The condemnation of LGBTQ+ people and their relationships among members of the Church of Jesus Christ seems to actually have stemmed from the societal influence in America during the AIDS pandemic in the 1980s, which strongly disapproved of (and feared) the LGBTQ+ lifestyle. This condemnation seems to have much less to do with members' understanding of Church teachings and doctrine, and much more to do with the way they were influenced by their social environment. 

If it so happens, at some future date, that the Lord reveals through His prophets that the Law of Chastity prohibits LGBTQ+ relationships, of course we should adjust our attitudes and behavior to follow those teachings. Until that day, we should fight fiercely against the social expectation in the Church that condemns those who are different than we are. This behavior needlessly hurts God’s children.

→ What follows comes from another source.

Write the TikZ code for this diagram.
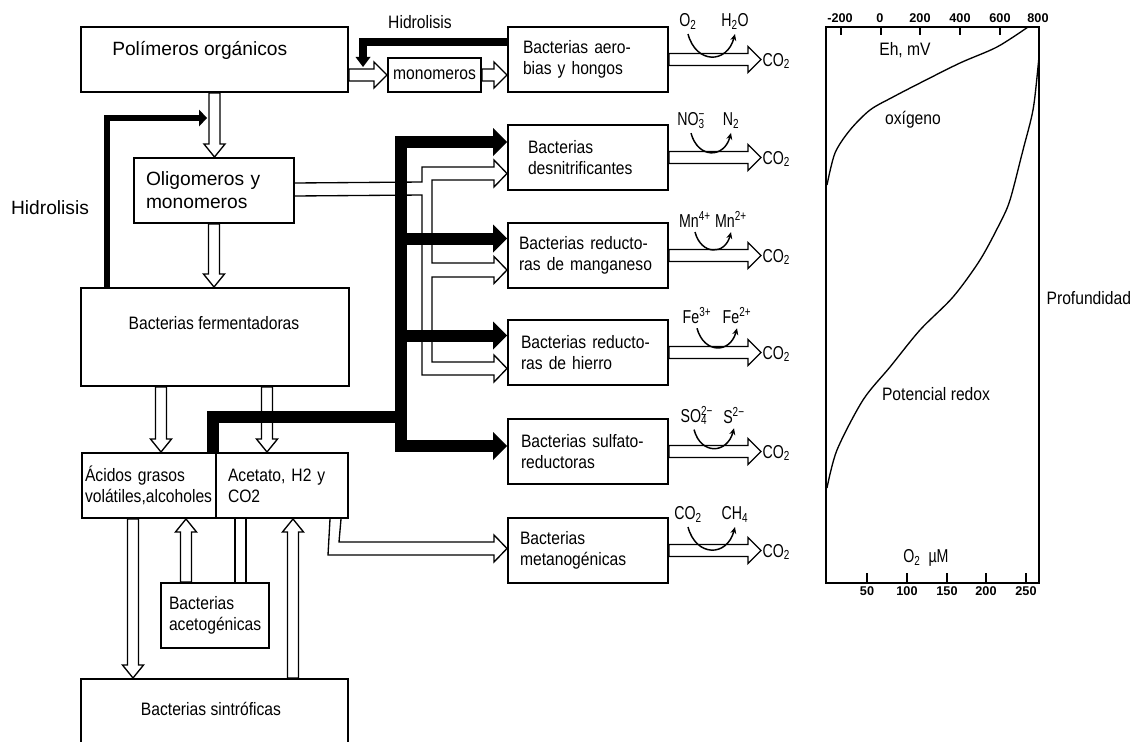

If I came to this perspective because I've succumbed to the influence of my social environment, which encourages me to be the change I wish to see in my community, so be it. The Lord teaches us time and time again that we can know the mysteries of God by studying His teachings and prayerfully seeking answers. Don't take my word for it. If you're not sure how I came to have this perspective about LGBTQ+ saints and their relationship with the Church, I implore you to seek understanding as well. I bet you'll be surprised what you learn.